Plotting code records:

╔══

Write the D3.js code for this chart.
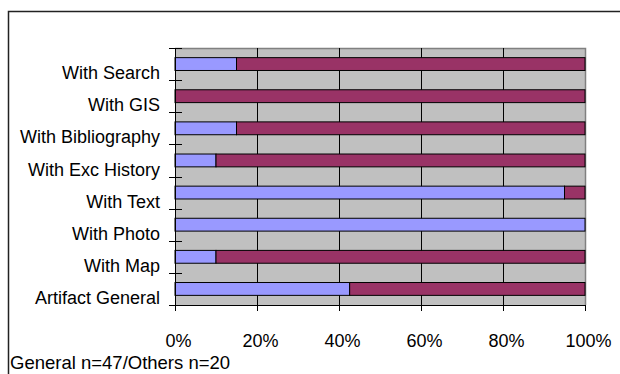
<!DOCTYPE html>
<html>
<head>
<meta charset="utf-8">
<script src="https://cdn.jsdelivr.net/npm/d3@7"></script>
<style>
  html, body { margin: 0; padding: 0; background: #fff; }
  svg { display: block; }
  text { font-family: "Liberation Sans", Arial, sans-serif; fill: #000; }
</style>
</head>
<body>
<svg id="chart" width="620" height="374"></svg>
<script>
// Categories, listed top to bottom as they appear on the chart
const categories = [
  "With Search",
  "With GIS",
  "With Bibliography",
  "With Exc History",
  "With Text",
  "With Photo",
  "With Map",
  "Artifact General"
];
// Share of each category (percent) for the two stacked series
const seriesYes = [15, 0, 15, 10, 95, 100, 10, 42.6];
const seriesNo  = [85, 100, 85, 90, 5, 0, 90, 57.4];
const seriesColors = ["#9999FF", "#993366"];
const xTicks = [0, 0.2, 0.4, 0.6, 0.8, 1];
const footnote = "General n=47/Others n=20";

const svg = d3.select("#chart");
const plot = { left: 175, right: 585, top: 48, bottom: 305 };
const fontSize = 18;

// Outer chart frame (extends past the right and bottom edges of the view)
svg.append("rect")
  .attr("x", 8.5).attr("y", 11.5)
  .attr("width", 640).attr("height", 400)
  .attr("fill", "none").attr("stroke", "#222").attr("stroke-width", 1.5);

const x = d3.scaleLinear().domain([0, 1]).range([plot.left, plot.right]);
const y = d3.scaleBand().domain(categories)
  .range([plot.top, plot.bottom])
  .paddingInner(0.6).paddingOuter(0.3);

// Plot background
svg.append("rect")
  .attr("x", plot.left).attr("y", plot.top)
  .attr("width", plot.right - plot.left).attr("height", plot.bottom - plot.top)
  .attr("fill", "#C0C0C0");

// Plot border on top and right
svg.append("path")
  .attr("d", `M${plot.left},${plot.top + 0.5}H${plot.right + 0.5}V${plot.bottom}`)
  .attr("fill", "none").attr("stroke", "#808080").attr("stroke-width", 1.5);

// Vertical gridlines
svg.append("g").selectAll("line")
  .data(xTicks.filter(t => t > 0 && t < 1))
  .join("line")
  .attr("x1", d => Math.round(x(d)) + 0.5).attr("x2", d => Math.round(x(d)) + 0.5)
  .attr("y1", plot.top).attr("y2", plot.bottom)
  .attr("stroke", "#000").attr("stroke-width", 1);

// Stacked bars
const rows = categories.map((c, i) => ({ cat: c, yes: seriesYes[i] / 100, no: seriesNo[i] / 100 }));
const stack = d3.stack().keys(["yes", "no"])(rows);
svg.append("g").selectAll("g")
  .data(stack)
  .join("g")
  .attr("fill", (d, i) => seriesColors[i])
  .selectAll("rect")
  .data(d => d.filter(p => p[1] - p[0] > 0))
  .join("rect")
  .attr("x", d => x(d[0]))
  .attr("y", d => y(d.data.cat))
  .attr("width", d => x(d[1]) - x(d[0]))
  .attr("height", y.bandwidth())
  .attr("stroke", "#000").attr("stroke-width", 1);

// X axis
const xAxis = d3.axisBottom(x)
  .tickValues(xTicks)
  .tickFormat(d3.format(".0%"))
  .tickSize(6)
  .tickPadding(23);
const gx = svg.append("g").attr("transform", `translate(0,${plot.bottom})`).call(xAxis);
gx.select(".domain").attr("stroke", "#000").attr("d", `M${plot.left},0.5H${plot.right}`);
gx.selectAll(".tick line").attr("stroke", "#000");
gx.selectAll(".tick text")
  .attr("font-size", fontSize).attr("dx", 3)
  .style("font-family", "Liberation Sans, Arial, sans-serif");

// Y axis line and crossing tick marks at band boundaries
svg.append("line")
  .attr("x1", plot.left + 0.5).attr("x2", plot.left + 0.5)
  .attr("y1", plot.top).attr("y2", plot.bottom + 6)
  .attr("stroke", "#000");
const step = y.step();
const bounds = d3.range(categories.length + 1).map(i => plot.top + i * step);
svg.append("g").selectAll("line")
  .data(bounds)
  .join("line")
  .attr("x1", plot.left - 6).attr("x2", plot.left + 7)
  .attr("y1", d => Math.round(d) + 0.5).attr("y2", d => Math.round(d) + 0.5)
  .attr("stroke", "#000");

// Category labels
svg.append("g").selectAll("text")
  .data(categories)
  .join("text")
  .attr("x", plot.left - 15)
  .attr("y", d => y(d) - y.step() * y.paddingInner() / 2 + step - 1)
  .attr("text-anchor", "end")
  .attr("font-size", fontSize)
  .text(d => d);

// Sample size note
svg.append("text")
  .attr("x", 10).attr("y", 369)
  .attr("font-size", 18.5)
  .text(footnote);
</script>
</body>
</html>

╚══
╔══

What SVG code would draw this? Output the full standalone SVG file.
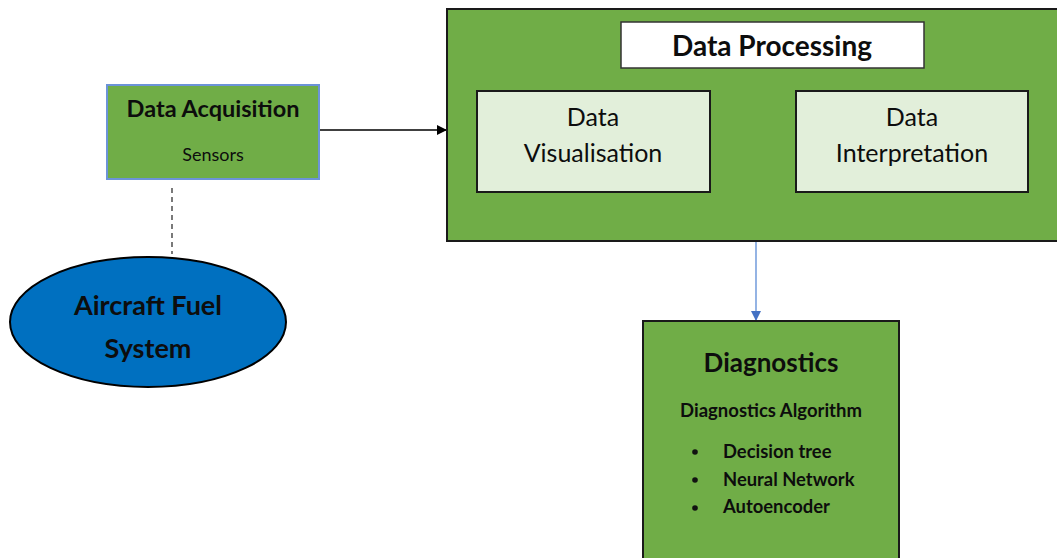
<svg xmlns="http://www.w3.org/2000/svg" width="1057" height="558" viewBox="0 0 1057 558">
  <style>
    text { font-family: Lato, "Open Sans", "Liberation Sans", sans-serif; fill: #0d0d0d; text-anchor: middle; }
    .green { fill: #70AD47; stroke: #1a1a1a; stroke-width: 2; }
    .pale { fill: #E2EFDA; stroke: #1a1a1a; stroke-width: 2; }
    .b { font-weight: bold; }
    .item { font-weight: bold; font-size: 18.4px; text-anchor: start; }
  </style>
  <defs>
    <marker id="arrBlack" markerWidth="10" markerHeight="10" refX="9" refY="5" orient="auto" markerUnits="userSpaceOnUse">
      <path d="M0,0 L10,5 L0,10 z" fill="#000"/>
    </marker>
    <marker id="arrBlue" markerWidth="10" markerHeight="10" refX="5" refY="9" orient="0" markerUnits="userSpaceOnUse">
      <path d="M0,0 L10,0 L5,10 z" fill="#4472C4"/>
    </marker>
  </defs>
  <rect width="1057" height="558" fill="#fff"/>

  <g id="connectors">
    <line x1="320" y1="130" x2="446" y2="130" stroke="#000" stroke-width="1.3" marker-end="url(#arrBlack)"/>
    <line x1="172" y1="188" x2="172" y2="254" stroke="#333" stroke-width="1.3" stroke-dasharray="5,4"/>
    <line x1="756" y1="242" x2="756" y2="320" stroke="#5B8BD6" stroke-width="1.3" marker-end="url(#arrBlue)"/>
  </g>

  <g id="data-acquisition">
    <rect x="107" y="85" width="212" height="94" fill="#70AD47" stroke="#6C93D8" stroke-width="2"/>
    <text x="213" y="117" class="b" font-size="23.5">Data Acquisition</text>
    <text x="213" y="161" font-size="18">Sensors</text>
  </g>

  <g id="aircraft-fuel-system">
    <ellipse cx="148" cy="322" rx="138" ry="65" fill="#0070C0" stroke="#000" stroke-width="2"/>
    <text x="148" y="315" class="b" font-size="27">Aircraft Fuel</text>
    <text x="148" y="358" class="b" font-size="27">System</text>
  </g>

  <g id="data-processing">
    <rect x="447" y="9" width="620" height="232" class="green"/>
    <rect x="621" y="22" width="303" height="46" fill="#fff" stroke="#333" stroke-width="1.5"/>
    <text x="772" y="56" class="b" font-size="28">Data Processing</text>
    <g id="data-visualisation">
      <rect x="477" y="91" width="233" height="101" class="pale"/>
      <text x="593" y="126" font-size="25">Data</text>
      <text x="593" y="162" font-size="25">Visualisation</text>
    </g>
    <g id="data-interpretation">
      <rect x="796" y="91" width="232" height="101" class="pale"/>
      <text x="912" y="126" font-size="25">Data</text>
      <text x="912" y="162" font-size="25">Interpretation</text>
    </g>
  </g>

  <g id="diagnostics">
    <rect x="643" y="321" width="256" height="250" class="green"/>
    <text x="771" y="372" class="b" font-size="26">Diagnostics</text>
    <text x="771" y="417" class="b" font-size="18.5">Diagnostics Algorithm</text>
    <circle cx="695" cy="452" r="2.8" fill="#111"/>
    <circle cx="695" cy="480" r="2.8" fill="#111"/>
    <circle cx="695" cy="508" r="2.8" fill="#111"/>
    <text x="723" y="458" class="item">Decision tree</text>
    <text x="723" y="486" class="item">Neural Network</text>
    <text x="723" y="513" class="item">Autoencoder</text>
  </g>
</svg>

╚══

GOAL
Copy out, exactly, every line from the one that contains "Write the D3.js code for this chart." through the one that contains "const fontSize = 18;". Pictures stay out of the copy.

TASK ANSWER
Write the D3.js code for this chart.
<!DOCTYPE html>
<html>
<head>
<meta charset="utf-8">
<script src="https://cdn.jsdelivr.net/npm/d3@7"></script>
<style>
  html, body { margin: 0; padding: 0; background: #fff; }
  svg { display: block; }
  text { font-family: "Liberation Sans", Arial, sans-serif; fill: #000; }
</style>
</head>
<body>
<svg id="chart" width="620" height="374"></svg>
<script>
// Categories, listed top to bottom as they appear on the chart
const categories = [
  "With Search",
  "With GIS",
  "With Bibliography",
  "With Exc History",
  "With Text",
  "With Photo",
  "With Map",
  "Artifact General"
];
// Share of each category (percent) for the two stacked series
const seriesYes = [15, 0, 15, 10, 95, 100, 10, 42.6];
const seriesNo  = [85, 100, 85, 90, 5, 0, 90, 57.4];
const seriesColors = ["#9999FF", "#993366"];
const xTicks = [0, 0.2, 0.4, 0.6, 0.8, 1];
const footnote = "General n=47/Others n=20";

const svg = d3.select("#chart");
const plot = { left: 175, right: 585, top: 48, bottom: 305 };
const fontSize = 18;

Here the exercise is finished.